>>>>>

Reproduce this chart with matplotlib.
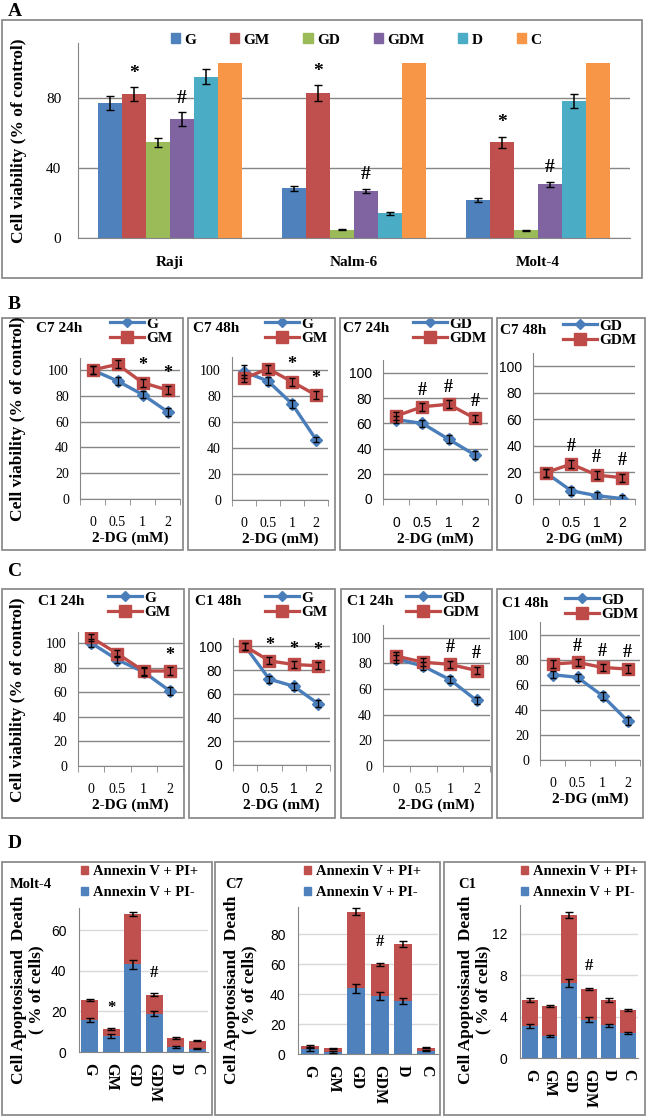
import numpy as np
import matplotlib
matplotlib.use('Agg')
import matplotlib.pyplot as plt
from matplotlib.patches import Rectangle, Patch
from matplotlib.lines import Line2D

plt.rcParams['font.family'] = ['Liberation Serif', 'DejaVu Serif']

W, H = 650, 1117

# ---- panel A data ----
cells = ['Raji', 'Nalm-6', 'Molt-4']
treat = ['G', 'GM', 'GD', 'GDM', 'D', 'C']
a_g = [77.0, 28.4, 21.7]
a_gm = [82.3, 82.7, 54.7]
a_gd = [54.7, 4.6, 4.4]
a_gdm = [67.8, 27.0, 30.7]
a_d = [92.2, 14.1, 78.3]
a_c = [100, 100, 100]
a_g_err = [4.0, 1.5, 1.2]
a_gm_err = [4.0, 4.5, 3.2]
a_gd_err = [2.5, 0.3, 0.3]
a_gdm_err = [4.0, 1.2, 1.5]
a_d_err = [4.5, 1.0, 4.0]
a_c_err = [0, 0, 0]

# ---- panels B and C data (2-DG dose) ----
doses = ['0', '0.5', '1', '2']
b1_g = [100, 91.5, 81.0, 67.7]
b1_gm = [100, 104.4, 90.2, 84.5]
b2_g = [98.7, 91.5, 74.0, 46.5]
b2_gm = [93.5, 101.0, 91.0, 80.7]
b3_gd = [63.0, 60.0, 47.4, 35.0]
b3_gdm = [65.9, 73.2, 75.2, 64.0]
b4_gd = [19.8, 6.2, 2.5, 0.3]
b4_gdm = [19.8, 26.3, 18.0, 16.0]
c1_g = [100, 86.4, 76.4, 61.0]
c1_gm = [104.6, 91.3, 77.2, 77.2]
c2_g = [100, 72.3, 66.4, 51.8]
c2_gm = [100, 87.7, 84.7, 83.6]
c3_gd = [83.6, 77.9, 67.4, 51.1]
c3_gdm = [85.7, 81.0, 79.3, 74.5]
c4_gd = [68.0, 65.9, 51.2, 31.2]
c4_gdm = [76.5, 77.8, 73.8, 72.5]
err_small = [3, 3, 3, 3]
b2_g_err = [5, 3, 3, 2]

# ---- panel D data ----
d_molt_neg = [15.6, 7.9, 43.2, 18.9, 2.5, 1.7]
d_molt_tot = [25.5, 11.2, 68.2, 28.3, 6.9, 5.6]
d_c7_neg = [3.1, 1.5, 43.8, 38.7, 35.3, 2.2]
d_c7_tot = [5.5, 3.8, 94.9, 60.0, 73.3, 4.2]
d_c1_neg = [3.1, 2.1, 7.25, 3.7, 3.15, 2.4]
d_c1_tot = [5.6, 5.0, 13.85, 6.7, 5.6, 4.6]
d_molt_neg_err = [1.0, 0.8, 2.2, 1.3, 0.3, 0.3]
d_molt_tot_err = [0.5, 0.5, 1.0, 0.6, 0.3, 0.3]
d_c7_neg_err = [1.0, 0.5, 3.0, 2.5, 2.0, 0.5]
d_c7_tot_err = [0.5, 0.3, 2.5, 1.0, 2.0, 0.5]
d_c1_neg_err = [0.2, 0.1, 0.35, 0.25, 0.15, 0.1]
d_c1_tot_err = [0.2, 0.1, 0.3, 0.1, 0.2, 0.1]

bar_colors = ['#4F81BD', '#C0504D', '#9BBB59', '#8064A2', '#4BACC6', '#F79646']
blue_l, red_l = '#4A7EBB', '#BE4B48'
grid_c = '#868686'

fig = plt.figure(figsize=(W / 100, H / 100), dpi=100)


def axrect(x0, y0, x1, y1):
    return fig.add_axes([x0 / W, 1 - y1 / H, (x1 - x0) / W, (y1 - y0) / H])


def box(x0, y0, x1, y1):
    fig.patches.append(Rectangle((x0 / W, 1 - y1 / H), (x1 - x0) / W, (y1 - y0) / H,
                                 transform=fig.transFigure, fill=False,
                                 edgecolor='#8c8c8c', lw=1.3))


def ftext(x, y, s, **kw):
    fig.text(x / W, 1 - y / H, s, **kw)


def style(ax, gc=grid_c):
    for s in ['top', 'right']:
        ax.spines[s].set_visible(False)
    for s in ['left', 'bottom']:
        ax.spines[s].set_color(grid_c)
    ax.yaxis.grid(True, color=gc, lw=1)
    ax.set_axisbelow(True)


# ================= A =================
ftext(8, 12, 'A', fontsize=14, fontweight='bold', va='center')
box(2, 20, 642, 278)
ax = axrect(78, 43, 630, 238)
style(ax)
series = [a_g, a_gm, a_gd, a_gdm, a_d, a_c]
errs = [a_g_err, a_gm_err, a_gd_err, a_gdm_err, a_d_err, a_c_err]
x = np.arange(len(cells))
w = 0.131
handles = []
for i, (vals, e) in enumerate(zip(series, errs)):
    pos = x - 3 * w + w * (i + 0.5)
    ax.bar(pos, vals, w, color=bar_colors[i], zorder=2)
    if i < 5:
        ax.errorbar(pos, vals, yerr=e, fmt='none', ecolor='black', capsize=3, lw=1.1, zorder=3)
    if treat[i] in ('GM', 'GDM'):
        sym = '*' if treat[i] == 'GM' else '#'
        for p, v, ee in zip(pos, vals, e):
            ax.text(p, v + ee + 3, sym, ha='center', va='bottom', fontsize=14, fontweight='bold')
    handles.append(Patch(color=bar_colors[i], label=treat[i]))
ax.set_xlim(-0.5, 2.5)
ax.set_ylim(0, 111.4)
ax.set_yticks([0, 40, 80])
ax.set_xticks(x)
ax.set_xticklabels(cells, fontsize=11, fontweight='bold')
ax.tick_params(length=0, labelsize=11, pad=13)
ax.tick_params(axis='y', pad=12)
ax.set_ylabel('Cell viability (% of control)', fontsize=12.5, fontweight='bold', labelpad=14)
ax.legend(handles=handles, ncol=6, loc='center', bbox_to_anchor=(356 / W, 1 - 40 / H),
          bbox_transform=fig.transFigure, frameon=False, handlelength=0.6, handleheight=0.6,
          handletextpad=0.3, columnspacing=2.2, prop={'weight': 'bold', 'size': 11})


# ================= B / C =================
def line_panel(rect, ymax, s1, e1, s2, e2, names, title, tx, ty, lx, marks, sym, tfam):
    ax = axrect(*rect)
    style(ax)
    x = np.arange(len(doses))
    ax.plot(x, s1, color=blue_l, marker='D', ms=6, lw=2.4, zorder=3)
    ax.plot(x, s2, color=red_l, marker='s', ms=9, lw=2.4, zorder=4)
    ax.errorbar(x, s1, yerr=e1, fmt='none', ecolor='black', capsize=2.5, lw=0.9, zorder=5)
    ax.errorbar(x, s2, yerr=e2, fmt='none', ecolor='black', capsize=2.5, lw=0.9, zorder=5)
    for i in marks:
        ax.text(i, max(s1[i], s2[i]) + 13, sym, ha='center', va='center',
                fontsize=13, fontweight='bold', zorder=6)
    ax.set_xlim(-0.5, len(doses) - 0.5)
    ax.set_ylim(0, ymax)
    ax.set_yticks([0, 20, 40, 60, 80, 100])
    ax.set_xticks(x)
    ax.set_xticklabels(doses)
    ax.set_xticks(np.arange(len(doses) + 1) - 0.5, minor=True)
    ax.tick_params(axis='x', which='major', length=0, pad=12, labelsize=10)
    ax.tick_params(axis='x', which='minor', length=4, color=grid_c)
    ax.tick_params(axis='y', length=0, pad=8, labelsize=10)
    for lab in ax.get_xticklabels() + ax.get_yticklabels():
        lab.set_family(tfam)
    ax.set_xlabel('2-DG (mM)', fontsize=11, fontweight='bold', labelpad=2)
    ftext(tx, ty, title, fontsize=11, fontweight='bold', va='center')
    hs = [Line2D([], [], color=blue_l, marker='D', ms=5, lw=2.3, label=names[0]),
          Line2D([], [], color=red_l, marker='s', ms=8, lw=2.3, label=names[1])]
    ax.legend(handles=hs, loc='upper left', bbox_to_anchor=(lx / W, 1 - (ty - 11) / H),
              bbox_transform=fig.transFigure, frameon=False, handlelength=2.2,
              handletextpad=0.15, labelspacing=0.05, borderpad=0, borderaxespad=0,
              prop={'weight': 'bold', 'size': 11})
    return ax


serif = ['Liberation Serif']
sans = ['Liberation Sans']

ftext(8, 305, 'B', fontsize=14, fontweight='bold', va='center')
for bx in [(2, 318, 183, 550), (188, 318, 335, 550), (340, 318, 492, 550), (497, 318, 645, 550)]:
    box(*bx)
line_panel((80, 358, 180, 499), 109.3, b1_g, err_small, b1_gm, err_small, ['G', 'GM'],
           'C7 24h', 36, 328, 110, [2, 3], '*', serif)
line_panel((232, 357, 328, 500), 110, b2_g, b2_g_err, b2_gm, err_small, ['G', 'GM'],
           'C7 48h', 193, 328, 265, [2, 3], '*', serif)
line_panel((383, 360, 488, 499), 110.3, b3_gd, err_small, b3_gdm, err_small, ['GD', 'GDM'],
           'C7 24h', 343, 328, 413, [1, 2, 3], '#', sans)
line_panel((533, 353, 635, 499), 109.8, b4_gd, err_small, b4_gdm, err_small, ['GD', 'GDM'],
           'C7 48h', 500, 330, 563, [1, 2, 3], '#', sans)
ftext(18, 419, 'Cell viability (% of control)', fontsize=12.5, fontweight='bold',
      rotation=90, ha='center', va='center')

ftext(8, 572, 'C', fontsize=14, fontweight='bold', va='center')
for bx in [(2, 589, 184, 818), (189, 589, 335, 818), (341, 589, 492, 818), (497, 589, 643, 818)]:
    box(*bx)
line_panel((78, 632, 183, 766), 108.9, c1_g, err_small, c1_gm, err_small, ['G', 'GM'],
           'C1 24h', 38, 602, 108, [3], '*', serif)
line_panel((233, 638, 330, 765), 107, c2_g, err_small, c2_gm, err_small, ['G', 'GM'],
           'C1 48h', 195, 602, 265, [1, 2, 3], '*', sans)
line_panel((383, 625, 490, 766), 110, c3_gd, err_small, c3_gdm, err_small, ['GD', 'GDM'],
           'C1 24h', 347, 602, 406, [2, 3], '#', serif)
line_panel((540, 622, 640, 760), 110, c4_gd, err_small, c4_gdm, err_small, ['GD', 'GDM'],
           'C1 48h', 502, 604, 565, [1, 2, 3], '#', serif)
ftext(18, 700, 'Cell viability (% of control)', fontsize=12.5, fontweight='bold',
      rotation=90, ha='center', va='center')


# ================= D =================
def stack_panel(rect, ymax, yt, neg, tot, neg_e, tot_e, marks, title, tx, lx, ylx):
    ax = axrect(*rect)
    style(ax, gc='#D9D9D9')
    x = np.arange(len(treat))
    pos_part = np.array(tot) - np.array(neg)
    ax.bar(x, neg, 0.78, color='#4F81BD', zorder=2)
    ax.bar(x, pos_part, 0.78, bottom=neg, color='#C0504D', zorder=2)
    ax.errorbar(x, neg, yerr=neg_e, fmt='none', ecolor='black', capsize=3, lw=1.1, zorder=3)
    ax.errorbar(x, tot, yerr=tot_e, fmt='none', ecolor='black', capsize=3, lw=1.1, zorder=3)
    for i, sym in marks:
        ax.text(x[i], tot[i] + 0.15 * ymax, sym, ha='center', va='center',
                fontsize=12, fontweight='bold')
    ax.set_xlim(-0.5, len(treat) - 0.5)
    ax.set_ylim(0, ymax)
    ax.set_yticks(yt)
    ax.set_xticks(x)
    ax.set_xticklabels(treat, rotation=-90, fontsize=11.5, fontweight='bold', va='top')
    ax.tick_params(axis='x', length=0, pad=8)
    ax.tick_params(axis='y', length=0, pad=9, labelsize=10)
    for lab in ax.get_yticklabels():
        lab.set_family(sans)
    ftext(tx, 885, title, fontsize=10.5, fontweight='bold', va='center')
    hs = [Patch(color='#C0504D', label='Annexin V + PI+'),
          Patch(color='#4F81BD', label='Annexin V + PI-')]
    ax.legend(handles=hs, loc='upper left', bbox_to_anchor=(lx / W, 1 - 865 / H),
              bbox_transform=fig.transFigure, frameon=False, handlelength=0.5,
              handleheight=0.5, handletextpad=0.3, labelspacing=0.55, borderpad=0,
              borderaxespad=0, prop={'weight': 'bold', 'size': 10.5})
    ftext(ylx, 990, 'Cell Apoptosisand  Death\n( % of cells)', fontsize=12.5, fontweight='bold',
          rotation=90, ha='center', va='center', linespacing=1.1, multialignment='center')
    return ax


ftext(8, 843, 'D', fontsize=14, fontweight='bold', va='center')
for bx in [(2, 862, 212, 1115), (215, 862, 440, 1115), (444, 862, 645, 1115)]:
    box(*bx)
stack_panel((79, 908, 208, 1052), 71, [0, 20, 40, 60], d_molt_neg, d_molt_tot,
            d_molt_neg_err, d_molt_tot_err, [(1, '*'), (3, '#')], 'Molt-4', 10, 81, 28)
stack_panel((298, 907, 438, 1054), 98, [0, 20, 40, 60, 80], d_c7_neg, d_c7_tot,
            d_c7_neg_err, d_c7_tot_err, [(3, '#')], 'C7', 225, 304, 241)
stack_panel((520, 905, 638, 1058), 14.8, [0, 4, 8, 12], d_c1_neg, d_c1_tot,
            d_c1_neg_err, d_c1_tot_err, [(3, '#')], 'C1', 458, 521, 475)

fig.savefig('out.png', dpi=100)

<<<<<

## WORK TO BE COMPLETED
Without any pictures, reproduce the lines from the first one in the material through the line that has "b2_g_err = [5, 3, 3, 2]", exactly as they appear.

## FULL ANSWER
Reproduce this chart with matplotlib.
import numpy as np
import matplotlib
matplotlib.use('Agg')
import matplotlib.pyplot as plt
from matplotlib.patches import Rectangle, Patch
from matplotlib.lines import Line2D

plt.rcParams['font.family'] = ['Liberation Serif', 'DejaVu Serif']

W, H = 650, 1117

# ---- panel A data ----
cells = ['Raji', 'Nalm-6', 'Molt-4']
treat = ['G', 'GM', 'GD', 'GDM', 'D', 'C']
a_g = [77.0, 28.4, 21.7]
a_gm = [82.3, 82.7, 54.7]
a_gd = [54.7, 4.6, 4.4]
a_gdm = [67.8, 27.0, 30.7]
a_d = [92.2, 14.1, 78.3]
a_c = [100, 100, 100]
a_g_err = [4.0, 1.5, 1.2]
a_gm_err = [4.0, 4.5, 3.2]
a_gd_err = [2.5, 0.3, 0.3]
a_gdm_err = [4.0, 1.2, 1.5]
a_d_err = [4.5, 1.0, 4.0]
a_c_err = [0, 0, 0]

# ---- panels B and C data (2-DG dose) ----
doses = ['0', '0.5', '1', '2']
b1_g = [100, 91.5, 81.0, 67.7]
b1_gm = [100, 104.4, 90.2, 84.5]
b2_g = [98.7, 91.5, 74.0, 46.5]
b2_gm = [93.5, 101.0, 91.0, 80.7]
b3_gd = [63.0, 60.0, 47.4, 35.0]
b3_gdm = [65.9, 73.2, 75.2, 64.0]
b4_gd = [19.8, 6.2, 2.5, 0.3]
b4_gdm = [19.8, 26.3, 18.0, 16.0]
c1_g = [100, 86.4, 76.4, 61.0]
c1_gm = [104.6, 91.3, 77.2, 77.2]
c2_g = [100, 72.3, 66.4, 51.8]
c2_gm = [100, 87.7, 84.7, 83.6]
c3_gd = [83.6, 77.9, 67.4, 51.1]
c3_gdm = [85.7, 81.0, 79.3, 74.5]
c4_gd = [68.0, 65.9, 51.2, 31.2]
c4_gdm = [76.5, 77.8, 73.8, 72.5]
err_small = [3, 3, 3, 3]
b2_g_err = [5, 3, 3, 2]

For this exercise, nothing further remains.